Another issue they faced was that people often asked why they had the same surname.
“Our surnames sound the same in English but they are actually different and also pronounced differently in Chinese, and we’re not related,” says Sheraine.
Age is just a number

“The age difference didn’t really matter to me. It wasn’t even in my mind. I just thought that she’s beautiful and a great person to be with,” says Winson.
“Initially, it did bother me, but he was able to accept it and eventually, I was also able to accept it. I just saw that he’s a kind, generous and helpful person,” says Sheraine.
“Yes, some friends did judge or disapprove of our relationship, but there were many others who also encouraged us and were supportive of us,” the couple adds.

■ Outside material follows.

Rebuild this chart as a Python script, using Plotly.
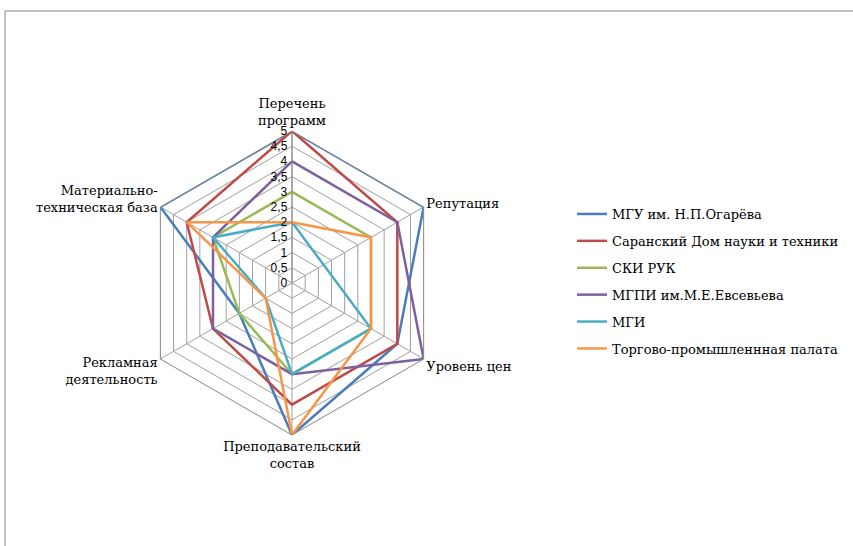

“But what got us through all the obstacles was our faith as Christians. We also went through a marriage counselling course at church which helped prepare us for any potential issues that we might encounter,” says Winson.
“Well, we’ve already crossed many hurdles and are already halfway through life. We’ve been married since 2007 and are still going strong,” says Sheraine.
“Anyway, the age doesn’t matter. If you’re happy and contented with life, you’ll naturally look young,” says Winson. “Or maybe he looks... old,” adds Sheraine and the couple burst out laughing.
“What really matters is that both persons can really get along as a couple and grow together,” says Winson.
The couple has a daughter together who is now four years old.
“We tried a very long time for a child so we consider her our miracle child,” says Sheraine. “She is happy and healthy and going to kindergarten.”
What Valentine’s day means

“On Valentine’s day, I’ll usually bring Sheraine out for a special dinner and maybe go shopping after that, while our baby will be looked after by my mum-in-law,” he says.
While Winson loves Japanese food, Sheraine enjoys all types of cuisine. And he enjoys scouting out new restaurants to bring her to.
This year, Valentine’s day falls on a Monday, so we’ll celebrate during the weekend, says Winson.
Learning to trust each other and also compromise is important, says Sheraine.
We’ve to consider five ‘B’s: bear with each other, bless each other, build each other up, believe in each other, and be there for each other, the couple advises.
They reveal that they learnt this during their marriage counselling sessions.
“Life may not always be a bed of roses and surely there will be disagreements at times, but you’ve to tolerate each other’s idiosyncrasies and differences. And when there’s a disagreement, it’s always good to deal with it and not sweep it under the carpet,” says Sheraine.
“It’s important to spend time with each other. For example, men, when you take your wife shopping, don’t just wander off and do your own thing if she’s going into a store to buy women’s clothing. You should accompany her too,” says Winson.
“It’s important to be there for each other, whether it’s during good times or bad times,” he concludes.